Aim: Nothing in the data should change when you return it, but leave the pictures out.

>> begin Stored data

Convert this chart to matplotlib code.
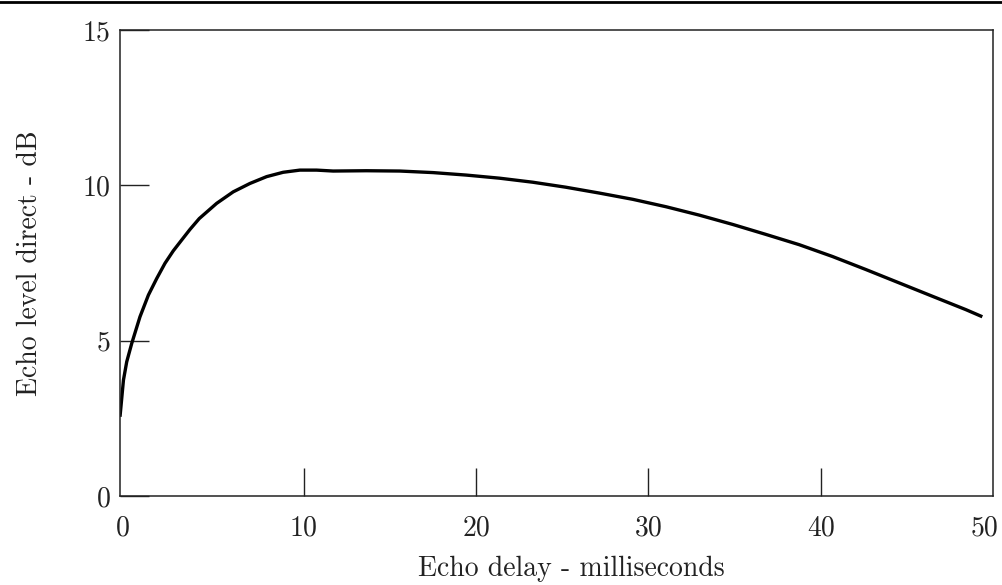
import matplotlib
matplotlib.use("Agg")
import matplotlib.pyplot as plt
from matplotlib.lines import Line2D
from matplotlib.transforms import ScaledTranslation

# Data
delay_ms = [-0.67, -0.47, -0.28, 0.01, 0.49, 0.98, 1.46, 1.94, 2.42, 2.91, 3.39,
            3.93, 4.94, 5.90, 6.87, 7.84, 8.80, 9.77, 10.74, 11.70, 13.63,
            15.57, 17.50, 19.43, 21.36, 23.29, 25.20, 27.16, 29.09, 31.03,
            32.96, 34.90, 36.82, 38.75, 40.68, 42.62, 44.55, 46.48, 48.42, 49.38]
echo_level_db = [2.55, 3.73, 4.32, 4.91, 5.77, 6.47, 7.00, 7.49, 7.89, 8.24, 8.58,
                 8.93, 9.42, 9.79, 10.06, 10.28, 10.42, 10.49, 10.49, 10.46, 10.47,
                 10.46, 10.41, 10.33, 10.23, 10.10, 9.94, 9.75, 9.55, 9.31,
                 9.04, 8.74, 8.42, 8.09, 7.71, 7.29, 6.86, 6.43, 6.00, 5.77]
x_ticks = [0, 10, 20, 30, 40, 50]
y_ticks = [0, 5, 10, 15]
x_label = "Echo delay - milliseconds"
y_label = "Echo level direct - dB"

plt.rcParams['font.family'] = 'serif'
plt.rcParams['font.serif'] = ['cmr10', 'DejaVu Serif']
plt.rcParams['axes.formatter.use_mathtext'] = True

fig = plt.figure(figsize=(10.03, 5.85), dpi=100)
ax = fig.add_axes([120/1003, 1-496/585, (993-120)/1003, (496-30)/585])

ax.plot(delay_ms, echo_level_db, color='black', lw=2.4,
        solid_capstyle='butt', solid_joinstyle='round')

ax.set_xlim(-0.67, 49.95)
ax.set_ylim(0, 15)
ax.set_xticks(x_ticks)
ax.set_yticks(y_ticks)
ax.set_xticklabels([str(t) for t in x_ticks])
ax.set_yticklabels([str(t) for t in y_ticks])

for s in ax.spines.values():
    s.set_linewidth(1.1)
    s.set_color('#222222')

ax.tick_params(axis='x', direction='in', length=20, width=1.0, pad=14,
               labelsize=20, colors='#222222')
ax.tick_params(axis='y', direction='in', length=21, width=1.0, pad=7,
               labelsize=20, colors='#222222')

# no visible tick marks at the ends of the x axis
xt = ax.xaxis.get_major_ticks()
for t in (xt[0], xt[-1]):
    t.tick1line.set_visible(False)
# end labels sit slightly left, as in the reference
lab0 = xt[0].label1
lab0.set_transform(lab0.get_transform() + ScaledTranslation(-0.09, 0, fig.dpi_scale_trans))
lab50 = xt[-1].label1
lab50.set_transform(lab50.get_transform() + ScaledTranslation(-0.08, 0, fig.dpi_scale_trans))

ax.set_xlabel(x_label, fontsize=20, color='#222222')
ax.set_ylabel(y_label, fontsize=20, color='#222222')
ax.xaxis.set_label_coords(0.517, -0.128)
ax.yaxis.set_label_coords(-0.088, 0.5)

fig.add_artist(Line2D([0, 1], [0.997, 0.997], transform=fig.transFigure,
                      color='black', lw=2))

fig.savefig("out.png", dpi=100)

>> end Stored data

Finished exercise:
Convert this chart to matplotlib code.
import matplotlib
matplotlib.use("Agg")
import matplotlib.pyplot as plt
from matplotlib.lines import Line2D
from matplotlib.transforms import ScaledTranslation

# Data
delay_ms = [-0.67, -0.47, -0.28, 0.01, 0.49, 0.98, 1.46, 1.94, 2.42, 2.91, 3.39,
            3.93, 4.94, 5.90, 6.87, 7.84, 8.80, 9.77, 10.74, 11.70, 13.63,
            15.57, 17.50, 19.43, 21.36, 23.29, 25.20, 27.16, 29.09, 31.03,
            32.96, 34.90, 36.82, 38.75, 40.68, 42.62, 44.55, 46.48, 48.42, 49.38]
echo_level_db = [2.55, 3.73, 4.32, 4.91, 5.77, 6.47, 7.00, 7.49, 7.89, 8.24, 8.58,
                 8.93, 9.42, 9.79, 10.06, 10.28, 10.42, 10.49, 10.49, 10.46, 10.47,
                 10.46, 10.41, 10.33, 10.23, 10.10, 9.94, 9.75, 9.55, 9.31,
                 9.04, 8.74, 8.42, 8.09, 7.71, 7.29, 6.86, 6.43, 6.00, 5.77]
x_ticks = [0, 10, 20, 30, 40, 50]
y_ticks = [0, 5, 10, 15]
x_label = "Echo delay - milliseconds"
y_label = "Echo level direct - dB"

plt.rcParams['font.family'] = 'serif'
plt.rcParams['font.serif'] = ['cmr10', 'DejaVu Serif']
plt.rcParams['axes.formatter.use_mathtext'] = True

fig = plt.figure(figsize=(10.03, 5.85), dpi=100)
ax = fig.add_axes([120/1003, 1-496/585, (993-120)/1003, (496-30)/585])

ax.plot(delay_ms, echo_level_db, color='black', lw=2.4,
        solid_capstyle='butt', solid_joinstyle='round')

ax.set_xlim(-0.67, 49.95)
ax.set_ylim(0, 15)
ax.set_xticks(x_ticks)
ax.set_yticks(y_ticks)
ax.set_xticklabels([str(t) for t in x_ticks])
ax.set_yticklabels([str(t) for t in y_ticks])

for s in ax.spines.values():
    s.set_linewidth(1.1)
    s.set_color('#222222')

ax.tick_params(axis='x', direction='in', length=20, width=1.0, pad=14,
               labelsize=20, colors='#222222')
ax.tick_params(axis='y', direction='in', length=21, width=1.0, pad=7,
               labelsize=20, colors='#222222')

# no visible tick marks at the ends of the x axis
xt = ax.xaxis.get_major_ticks()
for t in (xt[0], xt[-1]):
    t.tick1line.set_visible(False)
# end labels sit slightly left, as in the reference
lab0 = xt[0].label1
lab0.set_transform(lab0.get_transform() + ScaledTranslation(-0.09, 0, fig.dpi_scale_trans))
lab50 = xt[-1].label1
lab50.set_transform(lab50.get_transform() + ScaledTranslation(-0.08, 0, fig.dpi_scale_trans))

ax.set_xlabel(x_label, fontsize=20, color='#222222')
ax.set_ylabel(y_label, fontsize=20, color='#222222')
ax.xaxis.set_label_coords(0.517, -0.128)
ax.yaxis.set_label_coords(-0.088, 0.5)

fig.add_artist(Line2D([0, 1], [0.997, 0.997], transform=fig.transFigure,
                      color='black', lw=2))

fig.savefig("out.png", dpi=100)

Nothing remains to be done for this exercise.